SOME readers might remember The Saturday Book. If they do they are probably over 70, like me. My first encounter with it was in the Central Library, Northampton. On a Saturday morning my father and I would catch the bus to town; I would get off at the library and he would continue to the centre and his morning’s work. This was the early 60s, pre-Beatles, and Saturday-morning working was common to the majority.
Being a proper bookworm, I ranged through all sections of what seemed to me to be a treasure house. And I found The Saturday Book – a wonderful mixture of articles and illustrations on, it seemed to me, every subject under the sun. It first appeared in 1941 when national morale boosters were much in need. Hutchinson, the publishers, provided one such by producing an annual which would comprise a miscellany of subjects written in a positive, life-affirming manner. It was an instant hit and continued publication until 1975 when production costs drove it under, yet another victim of that miserable decade.
Miserable as it was, it was the decade I married and we had children. Holidays followed with and, of course later, without the boys. It was on holiday that I rediscovered The Saturday Book in a North Norfolk second-hand bookshop. I can still recall the mustiness of the section where I found it, secreted away upstairs. The covers were tatty but inside was as good as I remembered. So followed a few years of hunting down copies, but sadly the shops closed and searching the internet just wasn’t the same.

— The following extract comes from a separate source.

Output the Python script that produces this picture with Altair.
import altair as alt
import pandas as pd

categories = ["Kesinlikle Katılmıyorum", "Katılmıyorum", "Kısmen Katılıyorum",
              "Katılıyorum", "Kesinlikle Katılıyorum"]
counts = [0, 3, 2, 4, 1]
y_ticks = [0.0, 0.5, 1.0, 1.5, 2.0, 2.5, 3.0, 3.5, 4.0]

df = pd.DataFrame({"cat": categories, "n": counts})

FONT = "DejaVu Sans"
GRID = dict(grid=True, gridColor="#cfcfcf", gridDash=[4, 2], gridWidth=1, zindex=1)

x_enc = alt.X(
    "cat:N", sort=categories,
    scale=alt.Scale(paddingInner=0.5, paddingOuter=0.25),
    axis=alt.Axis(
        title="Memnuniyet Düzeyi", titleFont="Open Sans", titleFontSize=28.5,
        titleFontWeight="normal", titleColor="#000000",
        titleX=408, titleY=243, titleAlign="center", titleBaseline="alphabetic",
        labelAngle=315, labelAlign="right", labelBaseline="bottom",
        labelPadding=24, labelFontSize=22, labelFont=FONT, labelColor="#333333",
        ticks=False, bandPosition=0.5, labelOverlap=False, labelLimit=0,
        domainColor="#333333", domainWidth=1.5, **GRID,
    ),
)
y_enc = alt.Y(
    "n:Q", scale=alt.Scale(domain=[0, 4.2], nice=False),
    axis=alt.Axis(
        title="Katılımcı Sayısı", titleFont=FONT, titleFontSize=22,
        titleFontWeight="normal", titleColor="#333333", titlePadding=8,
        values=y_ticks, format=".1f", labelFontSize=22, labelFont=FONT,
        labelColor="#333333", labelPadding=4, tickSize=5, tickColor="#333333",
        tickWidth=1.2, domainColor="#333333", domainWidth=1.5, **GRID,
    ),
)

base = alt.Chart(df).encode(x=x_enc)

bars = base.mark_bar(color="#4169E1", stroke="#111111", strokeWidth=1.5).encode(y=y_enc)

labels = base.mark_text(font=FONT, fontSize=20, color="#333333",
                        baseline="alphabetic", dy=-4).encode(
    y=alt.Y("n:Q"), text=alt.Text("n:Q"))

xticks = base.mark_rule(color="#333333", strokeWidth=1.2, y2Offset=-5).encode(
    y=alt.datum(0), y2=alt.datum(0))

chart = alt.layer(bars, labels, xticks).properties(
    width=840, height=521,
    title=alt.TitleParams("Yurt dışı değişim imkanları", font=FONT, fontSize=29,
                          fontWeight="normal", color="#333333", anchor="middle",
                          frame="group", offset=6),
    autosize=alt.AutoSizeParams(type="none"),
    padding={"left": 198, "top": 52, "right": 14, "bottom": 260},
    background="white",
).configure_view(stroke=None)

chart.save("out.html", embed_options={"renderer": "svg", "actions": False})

So we come to Christmas 2019 and my wife buys me a copy of The Best of The Saturday Book! It was published in 1981 and she found it on eBay. Someone was having to sell his library – a terrible thing to have to do – but my wife assured him it was going to a good home. I am still reading it, eking it out for as long as I can, but I wanted to draw your attention to an article in it taken from the 1971 edition.

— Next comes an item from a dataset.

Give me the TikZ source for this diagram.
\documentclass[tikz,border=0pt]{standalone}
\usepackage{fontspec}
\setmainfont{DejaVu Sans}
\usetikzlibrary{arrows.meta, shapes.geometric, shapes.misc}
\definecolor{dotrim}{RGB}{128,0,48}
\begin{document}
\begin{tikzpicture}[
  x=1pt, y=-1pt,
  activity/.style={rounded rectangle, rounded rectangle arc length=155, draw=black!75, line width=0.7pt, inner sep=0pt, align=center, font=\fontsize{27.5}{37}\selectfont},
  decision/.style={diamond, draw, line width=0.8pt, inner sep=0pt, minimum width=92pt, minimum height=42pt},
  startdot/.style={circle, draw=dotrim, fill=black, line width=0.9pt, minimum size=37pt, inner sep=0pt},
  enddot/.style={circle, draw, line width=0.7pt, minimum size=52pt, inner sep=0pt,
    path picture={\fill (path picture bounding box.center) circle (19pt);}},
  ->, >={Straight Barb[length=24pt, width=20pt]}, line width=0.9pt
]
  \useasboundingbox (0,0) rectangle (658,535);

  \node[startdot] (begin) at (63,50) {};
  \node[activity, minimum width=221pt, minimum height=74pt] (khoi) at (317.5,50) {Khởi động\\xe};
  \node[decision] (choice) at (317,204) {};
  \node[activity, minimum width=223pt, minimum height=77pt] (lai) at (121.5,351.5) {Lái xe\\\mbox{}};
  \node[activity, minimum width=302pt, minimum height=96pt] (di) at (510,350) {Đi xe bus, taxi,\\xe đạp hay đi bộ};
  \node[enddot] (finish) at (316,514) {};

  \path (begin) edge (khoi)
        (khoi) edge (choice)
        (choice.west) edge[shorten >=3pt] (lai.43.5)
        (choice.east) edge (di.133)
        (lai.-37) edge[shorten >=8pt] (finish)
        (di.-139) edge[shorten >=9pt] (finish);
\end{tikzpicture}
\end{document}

It is by J B Priestley (The Good Companions, An Inspector Calls) on the subject of pipe smoking. Doctors were already denouncing smoking as bad for your health but Priestley also detected a streak of puritanism amongst the more ardent enemies of smoking. This is what he goes on to say:
‘No doubt I might be healthier without tobacco, but, though health is important, I do not feel I exist in order to be healthy: I try to be a fully creative, hard-working, friendly, tolerant human being.’

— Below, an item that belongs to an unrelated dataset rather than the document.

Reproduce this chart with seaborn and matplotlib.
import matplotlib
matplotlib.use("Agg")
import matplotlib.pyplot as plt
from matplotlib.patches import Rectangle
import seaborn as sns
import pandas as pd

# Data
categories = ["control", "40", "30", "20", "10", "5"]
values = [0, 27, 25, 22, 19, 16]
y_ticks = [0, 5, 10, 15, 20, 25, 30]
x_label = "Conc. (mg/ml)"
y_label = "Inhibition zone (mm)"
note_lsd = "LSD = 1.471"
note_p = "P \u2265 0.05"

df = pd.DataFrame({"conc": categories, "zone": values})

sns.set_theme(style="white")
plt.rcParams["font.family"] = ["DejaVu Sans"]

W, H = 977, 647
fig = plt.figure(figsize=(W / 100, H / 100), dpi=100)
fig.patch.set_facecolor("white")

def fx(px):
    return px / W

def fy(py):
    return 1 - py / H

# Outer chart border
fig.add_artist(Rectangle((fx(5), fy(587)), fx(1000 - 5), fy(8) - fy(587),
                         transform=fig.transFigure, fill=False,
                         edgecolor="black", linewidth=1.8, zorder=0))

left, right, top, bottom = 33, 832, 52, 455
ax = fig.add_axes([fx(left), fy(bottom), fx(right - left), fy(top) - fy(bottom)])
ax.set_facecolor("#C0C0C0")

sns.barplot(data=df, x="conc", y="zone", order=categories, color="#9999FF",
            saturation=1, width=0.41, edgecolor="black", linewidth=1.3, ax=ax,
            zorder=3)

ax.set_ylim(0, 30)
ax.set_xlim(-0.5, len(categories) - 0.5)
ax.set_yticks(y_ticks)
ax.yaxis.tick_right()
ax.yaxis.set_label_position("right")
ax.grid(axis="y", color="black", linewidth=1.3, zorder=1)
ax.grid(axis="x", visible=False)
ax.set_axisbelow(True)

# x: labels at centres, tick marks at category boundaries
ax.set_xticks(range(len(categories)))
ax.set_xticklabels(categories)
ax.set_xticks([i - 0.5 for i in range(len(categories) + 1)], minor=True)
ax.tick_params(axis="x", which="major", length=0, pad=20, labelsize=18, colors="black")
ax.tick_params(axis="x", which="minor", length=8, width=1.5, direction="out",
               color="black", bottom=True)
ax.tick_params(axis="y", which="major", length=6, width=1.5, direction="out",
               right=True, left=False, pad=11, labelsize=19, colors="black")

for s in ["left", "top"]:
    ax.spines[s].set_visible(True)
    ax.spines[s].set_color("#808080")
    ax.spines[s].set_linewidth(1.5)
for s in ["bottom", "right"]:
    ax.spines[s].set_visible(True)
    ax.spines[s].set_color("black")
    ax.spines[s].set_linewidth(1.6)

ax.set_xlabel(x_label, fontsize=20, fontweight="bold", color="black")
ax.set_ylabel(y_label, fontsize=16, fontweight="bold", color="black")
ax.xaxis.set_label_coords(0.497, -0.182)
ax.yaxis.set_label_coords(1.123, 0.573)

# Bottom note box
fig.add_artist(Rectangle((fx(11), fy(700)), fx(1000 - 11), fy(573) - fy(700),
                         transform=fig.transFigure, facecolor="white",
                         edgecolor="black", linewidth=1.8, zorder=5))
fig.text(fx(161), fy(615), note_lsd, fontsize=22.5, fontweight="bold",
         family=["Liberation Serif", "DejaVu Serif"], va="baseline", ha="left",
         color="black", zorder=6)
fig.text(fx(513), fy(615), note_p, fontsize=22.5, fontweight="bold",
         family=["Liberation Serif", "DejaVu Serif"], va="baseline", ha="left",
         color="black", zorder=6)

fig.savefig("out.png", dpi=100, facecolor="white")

Priestley died aged 79, 13 years after he wrote this article. Thank goodness we have people like him writing for The Conservative Woman (you know who you are!) and others such as Brendan O’Neill, Lionel Shriver, Peter Hitchens, Toby Young, Hector Drummond etc. I have lived a life, partly illustrated above, and I hope to live it some more, but not fettered. Nor do I want the careers of my sons ruined nor of those 20 or more years younger than them smashed before they start. You didn’t go far enough, Boris, end the lockdown now.